### DATA SECTION
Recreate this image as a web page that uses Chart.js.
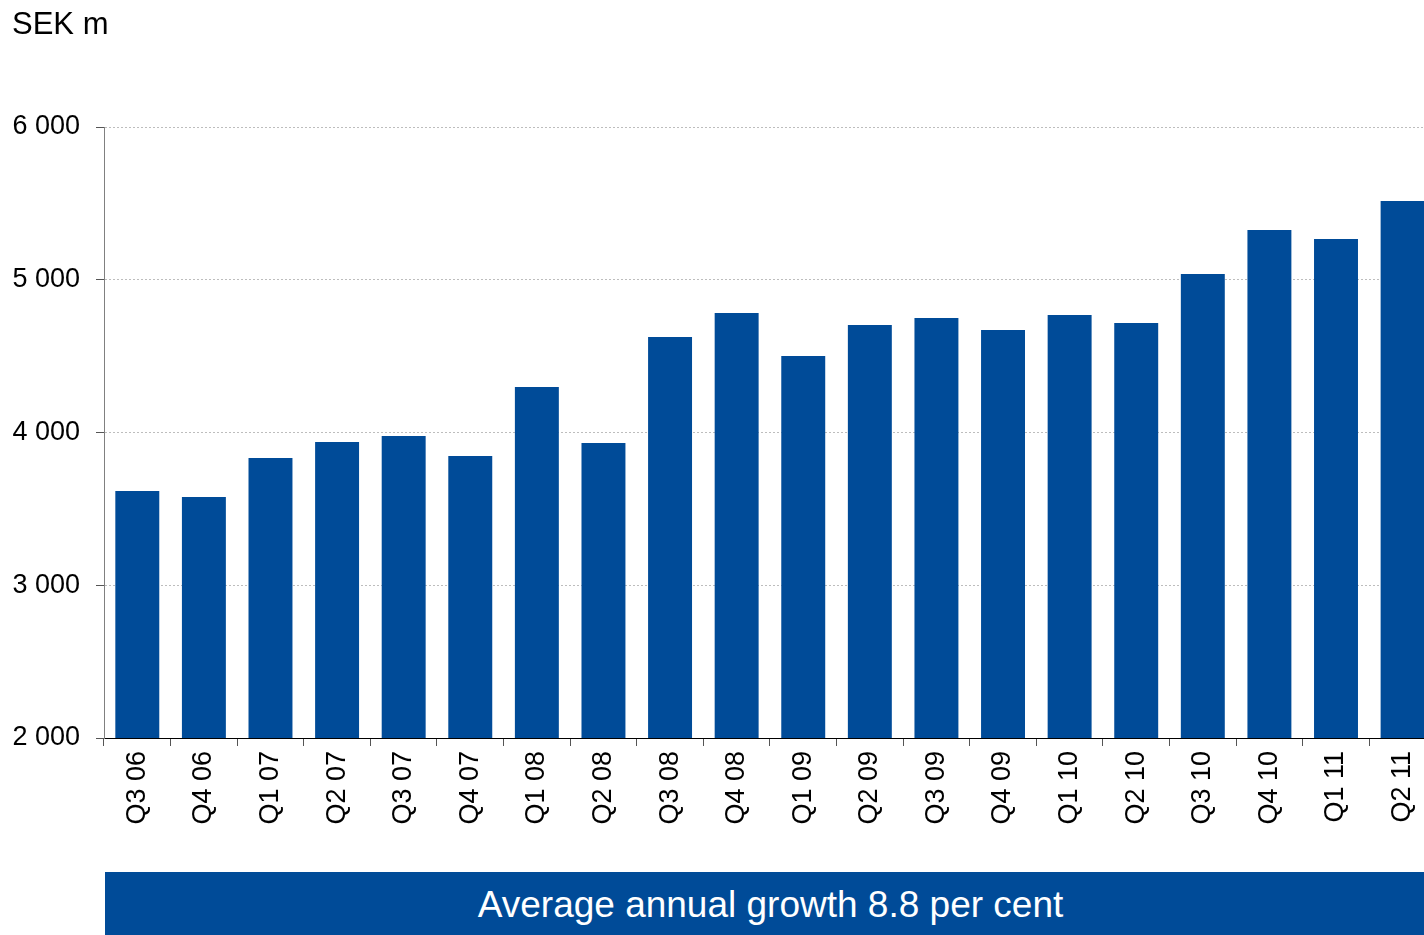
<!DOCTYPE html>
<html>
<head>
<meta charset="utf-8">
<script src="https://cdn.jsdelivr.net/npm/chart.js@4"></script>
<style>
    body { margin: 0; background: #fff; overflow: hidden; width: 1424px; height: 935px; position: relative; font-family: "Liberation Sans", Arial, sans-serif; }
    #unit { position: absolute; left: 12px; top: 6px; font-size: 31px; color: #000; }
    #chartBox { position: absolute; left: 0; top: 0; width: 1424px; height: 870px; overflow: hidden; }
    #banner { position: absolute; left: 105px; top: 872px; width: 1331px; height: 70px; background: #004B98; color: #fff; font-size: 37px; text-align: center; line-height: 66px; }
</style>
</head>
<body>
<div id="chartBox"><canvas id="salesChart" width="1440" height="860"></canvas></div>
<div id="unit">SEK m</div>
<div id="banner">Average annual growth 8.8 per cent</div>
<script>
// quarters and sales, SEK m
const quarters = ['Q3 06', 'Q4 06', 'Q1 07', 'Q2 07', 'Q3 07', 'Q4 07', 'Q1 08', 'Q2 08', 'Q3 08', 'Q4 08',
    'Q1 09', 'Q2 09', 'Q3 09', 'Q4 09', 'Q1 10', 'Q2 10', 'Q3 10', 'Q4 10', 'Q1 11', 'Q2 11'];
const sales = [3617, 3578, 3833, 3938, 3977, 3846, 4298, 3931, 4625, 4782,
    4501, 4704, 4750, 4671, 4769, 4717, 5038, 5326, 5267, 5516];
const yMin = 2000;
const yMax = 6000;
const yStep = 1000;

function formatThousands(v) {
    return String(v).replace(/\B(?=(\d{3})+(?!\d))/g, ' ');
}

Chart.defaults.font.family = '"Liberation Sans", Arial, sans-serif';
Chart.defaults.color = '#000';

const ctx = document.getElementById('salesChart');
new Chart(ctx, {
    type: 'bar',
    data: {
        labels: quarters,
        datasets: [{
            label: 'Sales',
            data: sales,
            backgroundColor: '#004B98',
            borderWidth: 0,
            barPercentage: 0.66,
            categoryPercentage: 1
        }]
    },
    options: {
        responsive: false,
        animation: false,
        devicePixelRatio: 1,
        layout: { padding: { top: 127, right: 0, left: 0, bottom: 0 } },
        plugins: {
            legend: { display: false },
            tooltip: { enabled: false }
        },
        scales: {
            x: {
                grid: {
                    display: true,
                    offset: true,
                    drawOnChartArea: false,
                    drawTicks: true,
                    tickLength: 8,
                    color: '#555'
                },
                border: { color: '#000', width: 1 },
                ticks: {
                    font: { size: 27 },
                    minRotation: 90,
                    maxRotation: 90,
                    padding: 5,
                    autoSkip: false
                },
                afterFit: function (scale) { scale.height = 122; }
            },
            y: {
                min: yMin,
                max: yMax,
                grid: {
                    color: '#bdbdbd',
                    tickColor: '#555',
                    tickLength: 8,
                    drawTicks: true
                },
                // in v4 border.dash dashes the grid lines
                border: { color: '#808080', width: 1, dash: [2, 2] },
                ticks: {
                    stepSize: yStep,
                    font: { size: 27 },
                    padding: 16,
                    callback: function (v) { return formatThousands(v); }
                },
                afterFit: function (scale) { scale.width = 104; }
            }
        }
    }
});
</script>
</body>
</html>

### WHAT YOU NEED TO DO
Please transcribe the material above exactly as written. Leave the pictures out.

### ANSWER TO THIS PROBLEM
Recreate this image as a web page that uses Chart.js.
<!DOCTYPE html>
<html>
<head>
<meta charset="utf-8">
<script src="https://cdn.jsdelivr.net/npm/chart.js@4"></script>
<style>
    body { margin: 0; background: #fff; overflow: hidden; width: 1424px; height: 935px; position: relative; font-family: "Liberation Sans", Arial, sans-serif; }
    #unit { position: absolute; left: 12px; top: 6px; font-size: 31px; color: #000; }
    #chartBox { position: absolute; left: 0; top: 0; width: 1424px; height: 870px; overflow: hidden; }
    #banner { position: absolute; left: 105px; top: 872px; width: 1331px; height: 70px; background: #004B98; color: #fff; font-size: 37px; text-align: center; line-height: 66px; }
</style>
</head>
<body>
<div id="chartBox"><canvas id="salesChart" width="1440" height="860"></canvas></div>
<div id="unit">SEK m</div>
<div id="banner">Average annual growth 8.8 per cent</div>
<script>
// quarters and sales, SEK m
const quarters = ['Q3 06', 'Q4 06', 'Q1 07', 'Q2 07', 'Q3 07', 'Q4 07', 'Q1 08', 'Q2 08', 'Q3 08', 'Q4 08',
    'Q1 09', 'Q2 09', 'Q3 09', 'Q4 09', 'Q1 10', 'Q2 10', 'Q3 10', 'Q4 10', 'Q1 11', 'Q2 11'];
const sales = [3617, 3578, 3833, 3938, 3977, 3846, 4298, 3931, 4625, 4782,
    4501, 4704, 4750, 4671, 4769, 4717, 5038, 5326, 5267, 5516];
const yMin = 2000;
const yMax = 6000;
const yStep = 1000;

function formatThousands(v) {
    return String(v).replace(/\B(?=(\d{3})+(?!\d))/g, ' ');
}

Chart.defaults.font.family = '"Liberation Sans", Arial, sans-serif';
Chart.defaults.color = '#000';

const ctx = document.getElementById('salesChart');
new Chart(ctx, {
    type: 'bar',
    data: {
        labels: quarters,
        datasets: [{
            label: 'Sales',
            data: sales,
            backgroundColor: '#004B98',
            borderWidth: 0,
            barPercentage: 0.66,
            categoryPercentage: 1
        }]
    },
    options: {
        responsive: false,
        animation: false,
        devicePixelRatio: 1,
        layout: { padding: { top: 127, right: 0, left: 0, bottom: 0 } },
        plugins: {
            legend: { display: false },
            tooltip: { enabled: false }
        },
        scales: {
            x: {
                grid: {
                    display: true,
                    offset: true,
                    drawOnChartArea: false,
                    drawTicks: true,
                    tickLength: 8,
                    color: '#555'
                },
                border: { color: '#000', width: 1 },
                ticks: {
                    font: { size: 27 },
                    minRotation: 90,
                    maxRotation: 90,
                    padding: 5,
                    autoSkip: false
                },
                afterFit: function (scale) { scale.height = 122; }
            },
            y: {
                min: yMin,
                max: yMax,
                grid: {
                    color: '#bdbdbd',
                    tickColor: '#555',
                    tickLength: 8,
                    drawTicks: true
                },
                // in v4 border.dash dashes the grid lines
                border: { color: '#808080', width: 1, dash: [2, 2] },
                ticks: {
                    stepSize: yStep,
                    font: { size: 27 },
                    padding: 16,
                    callback: function (v) { return formatThousands(v); }
                },
                afterFit: function (scale) { scale.width = 104; }
            }
        }
    }
});
</script>
</body>
</html>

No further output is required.